(Stored entries)
>> start
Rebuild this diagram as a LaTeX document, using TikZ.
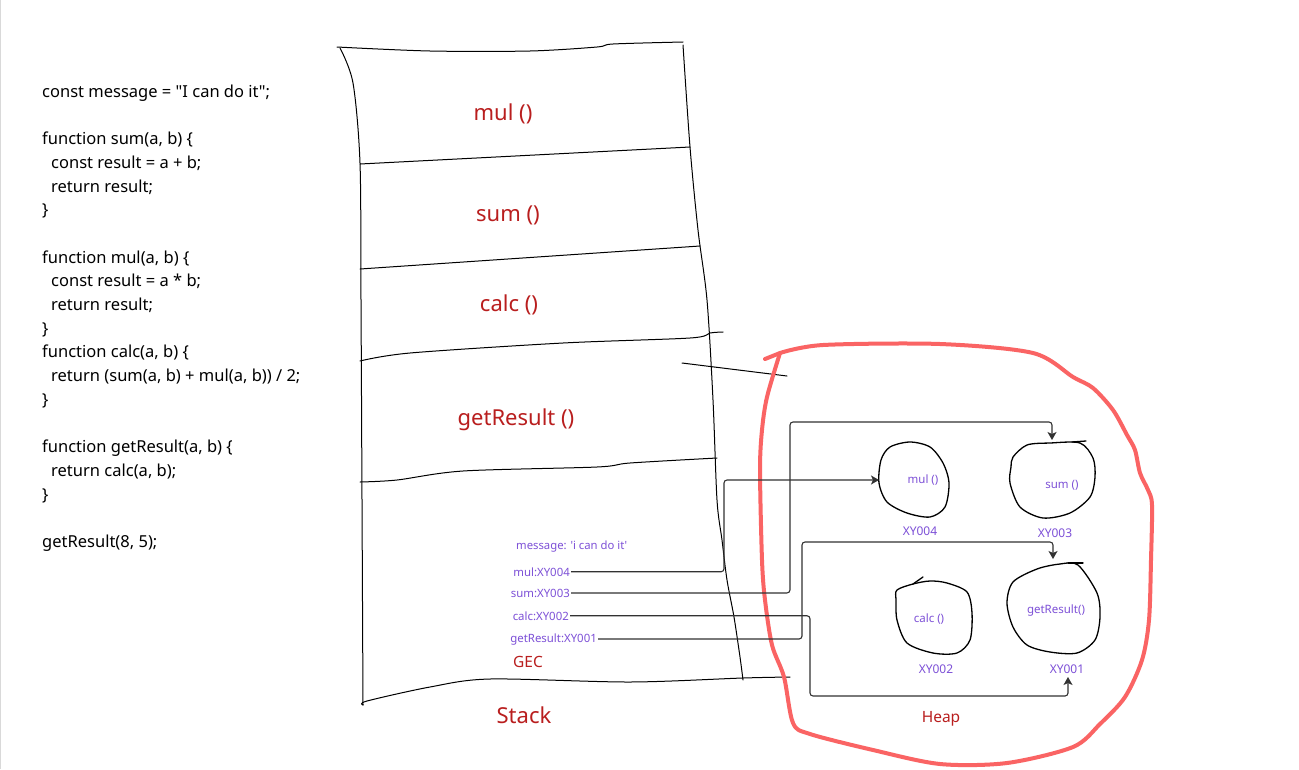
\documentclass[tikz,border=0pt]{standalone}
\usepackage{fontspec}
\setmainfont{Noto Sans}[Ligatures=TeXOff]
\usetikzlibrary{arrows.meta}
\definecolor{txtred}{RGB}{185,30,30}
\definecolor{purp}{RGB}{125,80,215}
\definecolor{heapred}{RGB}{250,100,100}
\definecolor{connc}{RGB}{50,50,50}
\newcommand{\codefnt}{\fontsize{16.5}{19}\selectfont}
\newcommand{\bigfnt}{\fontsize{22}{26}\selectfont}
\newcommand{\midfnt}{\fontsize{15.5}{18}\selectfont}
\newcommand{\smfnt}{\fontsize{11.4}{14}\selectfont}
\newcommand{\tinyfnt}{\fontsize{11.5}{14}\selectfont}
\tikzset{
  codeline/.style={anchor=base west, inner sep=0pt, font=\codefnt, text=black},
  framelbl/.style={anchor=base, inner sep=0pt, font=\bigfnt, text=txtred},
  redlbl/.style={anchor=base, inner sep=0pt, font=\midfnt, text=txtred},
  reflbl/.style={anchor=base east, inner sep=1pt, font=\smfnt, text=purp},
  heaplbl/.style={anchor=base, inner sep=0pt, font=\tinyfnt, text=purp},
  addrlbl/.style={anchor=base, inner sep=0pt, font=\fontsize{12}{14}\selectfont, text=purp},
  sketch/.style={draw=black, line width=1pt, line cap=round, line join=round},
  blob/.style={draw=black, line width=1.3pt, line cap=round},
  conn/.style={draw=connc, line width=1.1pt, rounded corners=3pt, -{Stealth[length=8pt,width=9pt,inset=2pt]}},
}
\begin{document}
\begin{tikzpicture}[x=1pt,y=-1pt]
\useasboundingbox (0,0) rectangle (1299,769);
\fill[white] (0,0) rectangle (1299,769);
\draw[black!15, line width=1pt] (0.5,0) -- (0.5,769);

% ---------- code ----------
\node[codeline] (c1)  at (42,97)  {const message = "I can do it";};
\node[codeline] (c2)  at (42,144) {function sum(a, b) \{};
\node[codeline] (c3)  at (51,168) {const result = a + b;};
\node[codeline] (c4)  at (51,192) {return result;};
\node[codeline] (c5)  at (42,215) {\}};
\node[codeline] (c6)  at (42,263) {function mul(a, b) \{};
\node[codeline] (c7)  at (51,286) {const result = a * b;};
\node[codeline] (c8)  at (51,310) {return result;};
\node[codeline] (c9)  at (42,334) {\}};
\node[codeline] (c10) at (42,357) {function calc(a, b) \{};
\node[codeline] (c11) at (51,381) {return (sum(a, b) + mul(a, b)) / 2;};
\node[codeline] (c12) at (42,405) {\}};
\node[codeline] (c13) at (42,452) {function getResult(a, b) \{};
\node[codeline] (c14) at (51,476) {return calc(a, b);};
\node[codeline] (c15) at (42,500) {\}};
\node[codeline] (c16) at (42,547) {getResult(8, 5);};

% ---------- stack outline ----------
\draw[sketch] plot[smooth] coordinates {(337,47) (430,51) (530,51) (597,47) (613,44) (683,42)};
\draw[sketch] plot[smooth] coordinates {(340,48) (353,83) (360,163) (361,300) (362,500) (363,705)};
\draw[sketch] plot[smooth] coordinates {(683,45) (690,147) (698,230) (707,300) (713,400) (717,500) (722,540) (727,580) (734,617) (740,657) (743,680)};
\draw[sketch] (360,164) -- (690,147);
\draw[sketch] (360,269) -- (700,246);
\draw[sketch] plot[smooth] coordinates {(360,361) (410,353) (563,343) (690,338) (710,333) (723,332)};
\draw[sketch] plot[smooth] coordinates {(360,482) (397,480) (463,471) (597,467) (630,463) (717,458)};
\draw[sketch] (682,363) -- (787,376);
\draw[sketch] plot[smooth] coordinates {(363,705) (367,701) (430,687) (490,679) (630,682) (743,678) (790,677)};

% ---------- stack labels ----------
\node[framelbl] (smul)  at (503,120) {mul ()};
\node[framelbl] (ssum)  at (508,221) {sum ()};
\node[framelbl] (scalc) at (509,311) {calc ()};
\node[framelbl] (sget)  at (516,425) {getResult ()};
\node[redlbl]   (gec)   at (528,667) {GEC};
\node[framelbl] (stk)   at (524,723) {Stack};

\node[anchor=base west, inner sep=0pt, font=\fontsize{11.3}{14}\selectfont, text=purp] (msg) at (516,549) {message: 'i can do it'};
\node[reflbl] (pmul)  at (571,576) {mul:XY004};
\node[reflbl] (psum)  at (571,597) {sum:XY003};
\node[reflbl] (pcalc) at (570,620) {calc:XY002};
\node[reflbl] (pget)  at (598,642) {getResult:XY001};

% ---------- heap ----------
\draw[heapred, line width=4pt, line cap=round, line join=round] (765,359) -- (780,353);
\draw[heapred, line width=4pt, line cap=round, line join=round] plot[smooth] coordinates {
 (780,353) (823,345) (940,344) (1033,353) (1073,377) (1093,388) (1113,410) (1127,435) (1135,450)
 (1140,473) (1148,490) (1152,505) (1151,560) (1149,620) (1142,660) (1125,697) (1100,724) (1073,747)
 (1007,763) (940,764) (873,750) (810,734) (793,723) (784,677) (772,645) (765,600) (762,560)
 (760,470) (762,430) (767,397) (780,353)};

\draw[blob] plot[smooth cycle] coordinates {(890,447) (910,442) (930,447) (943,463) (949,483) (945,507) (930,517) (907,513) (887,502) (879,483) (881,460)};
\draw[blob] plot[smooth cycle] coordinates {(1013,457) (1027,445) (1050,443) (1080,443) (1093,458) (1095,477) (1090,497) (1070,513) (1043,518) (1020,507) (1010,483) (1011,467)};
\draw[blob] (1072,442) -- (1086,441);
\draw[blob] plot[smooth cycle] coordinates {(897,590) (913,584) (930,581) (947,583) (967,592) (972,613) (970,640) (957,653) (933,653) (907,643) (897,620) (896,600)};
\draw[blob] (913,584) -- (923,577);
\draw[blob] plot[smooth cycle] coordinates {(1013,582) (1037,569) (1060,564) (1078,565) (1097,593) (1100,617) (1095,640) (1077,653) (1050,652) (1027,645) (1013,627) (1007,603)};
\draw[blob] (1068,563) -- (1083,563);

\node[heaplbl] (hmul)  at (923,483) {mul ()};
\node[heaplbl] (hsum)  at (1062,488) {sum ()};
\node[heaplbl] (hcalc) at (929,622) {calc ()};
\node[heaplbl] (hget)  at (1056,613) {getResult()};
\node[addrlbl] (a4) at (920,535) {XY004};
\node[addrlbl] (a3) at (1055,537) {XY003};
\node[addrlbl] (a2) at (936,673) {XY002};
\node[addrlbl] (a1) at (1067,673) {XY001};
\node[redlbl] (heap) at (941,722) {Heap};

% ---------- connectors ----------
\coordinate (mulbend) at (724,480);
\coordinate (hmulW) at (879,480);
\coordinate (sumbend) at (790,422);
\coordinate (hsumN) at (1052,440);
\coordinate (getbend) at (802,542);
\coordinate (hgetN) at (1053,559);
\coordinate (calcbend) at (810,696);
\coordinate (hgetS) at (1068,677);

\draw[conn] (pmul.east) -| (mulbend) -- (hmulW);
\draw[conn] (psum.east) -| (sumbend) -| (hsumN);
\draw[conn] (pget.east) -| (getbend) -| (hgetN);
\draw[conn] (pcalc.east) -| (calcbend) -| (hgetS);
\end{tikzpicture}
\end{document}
>> end
>> start
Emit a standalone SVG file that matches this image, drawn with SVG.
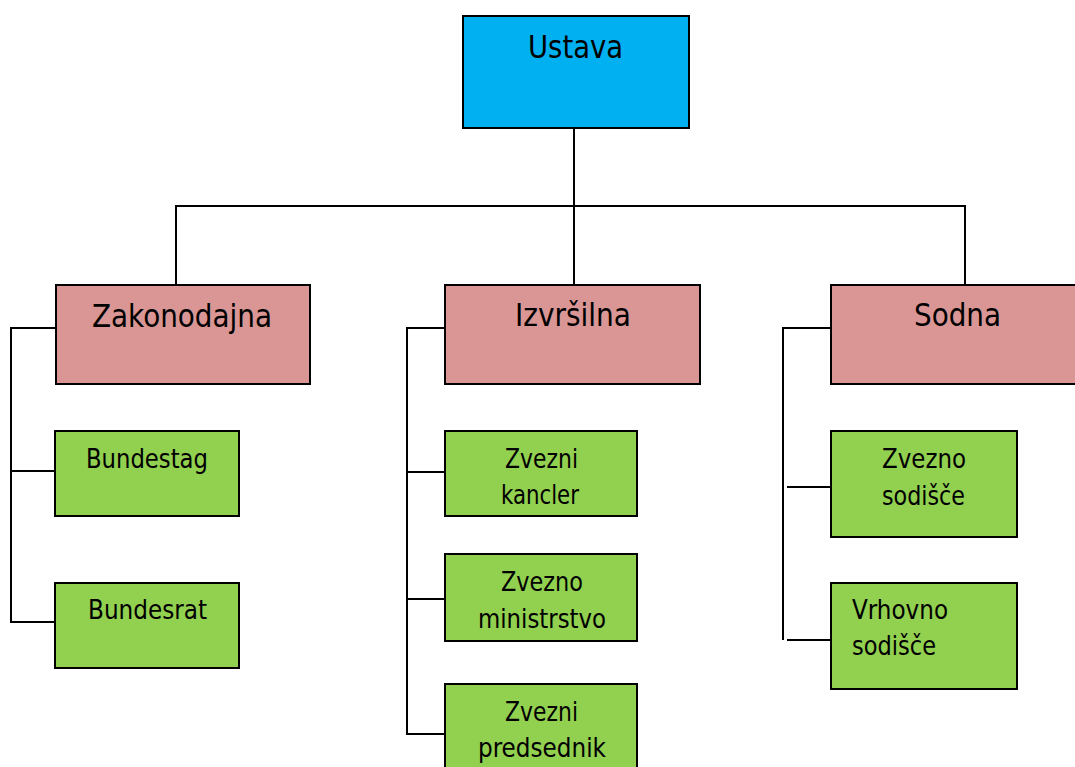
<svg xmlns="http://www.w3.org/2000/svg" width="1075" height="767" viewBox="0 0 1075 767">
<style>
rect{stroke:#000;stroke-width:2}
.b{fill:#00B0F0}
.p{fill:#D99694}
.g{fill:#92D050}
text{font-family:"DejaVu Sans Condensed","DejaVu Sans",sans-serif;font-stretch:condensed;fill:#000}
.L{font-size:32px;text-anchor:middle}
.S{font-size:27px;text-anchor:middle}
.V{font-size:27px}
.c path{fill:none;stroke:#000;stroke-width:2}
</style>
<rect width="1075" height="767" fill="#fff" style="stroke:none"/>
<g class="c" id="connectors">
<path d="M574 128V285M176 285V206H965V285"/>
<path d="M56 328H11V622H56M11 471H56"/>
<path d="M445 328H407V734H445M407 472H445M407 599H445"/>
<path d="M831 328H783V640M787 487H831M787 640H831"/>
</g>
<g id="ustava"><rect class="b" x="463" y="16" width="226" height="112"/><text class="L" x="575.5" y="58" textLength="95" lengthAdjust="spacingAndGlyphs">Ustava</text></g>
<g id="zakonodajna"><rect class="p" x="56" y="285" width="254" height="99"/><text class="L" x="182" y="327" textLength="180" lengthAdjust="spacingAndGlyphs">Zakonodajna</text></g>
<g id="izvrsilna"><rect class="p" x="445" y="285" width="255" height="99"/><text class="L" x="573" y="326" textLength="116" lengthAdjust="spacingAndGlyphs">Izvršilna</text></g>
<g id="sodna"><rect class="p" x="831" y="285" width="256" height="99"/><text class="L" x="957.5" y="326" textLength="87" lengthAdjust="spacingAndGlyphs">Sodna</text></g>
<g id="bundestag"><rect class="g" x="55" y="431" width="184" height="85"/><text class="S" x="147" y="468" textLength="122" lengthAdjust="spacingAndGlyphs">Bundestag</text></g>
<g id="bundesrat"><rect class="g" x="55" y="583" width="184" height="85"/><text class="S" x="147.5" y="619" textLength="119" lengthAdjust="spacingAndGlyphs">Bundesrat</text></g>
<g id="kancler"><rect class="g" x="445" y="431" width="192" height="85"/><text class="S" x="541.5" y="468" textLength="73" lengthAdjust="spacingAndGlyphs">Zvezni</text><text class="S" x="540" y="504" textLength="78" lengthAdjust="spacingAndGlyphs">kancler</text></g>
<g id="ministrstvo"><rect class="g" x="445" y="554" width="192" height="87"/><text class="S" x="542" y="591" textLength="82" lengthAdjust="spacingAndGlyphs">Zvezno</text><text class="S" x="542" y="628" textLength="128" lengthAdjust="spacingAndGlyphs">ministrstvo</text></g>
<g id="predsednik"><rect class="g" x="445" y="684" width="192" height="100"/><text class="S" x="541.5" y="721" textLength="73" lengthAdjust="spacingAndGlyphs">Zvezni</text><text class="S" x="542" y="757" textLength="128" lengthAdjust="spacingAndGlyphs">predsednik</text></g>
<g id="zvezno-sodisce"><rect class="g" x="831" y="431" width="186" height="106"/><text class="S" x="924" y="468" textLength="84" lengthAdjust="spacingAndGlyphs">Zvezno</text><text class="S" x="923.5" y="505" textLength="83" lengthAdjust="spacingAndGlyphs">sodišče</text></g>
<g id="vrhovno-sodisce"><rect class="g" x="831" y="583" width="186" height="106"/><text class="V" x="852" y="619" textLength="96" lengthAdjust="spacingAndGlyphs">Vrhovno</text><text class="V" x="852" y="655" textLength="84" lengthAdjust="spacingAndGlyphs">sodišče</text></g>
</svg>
>> end
◆ Exercise requirements ◆
Check each line above for the word "standalone" and give the number of lines that have it, nothing else.

◆ Task solution ◆
2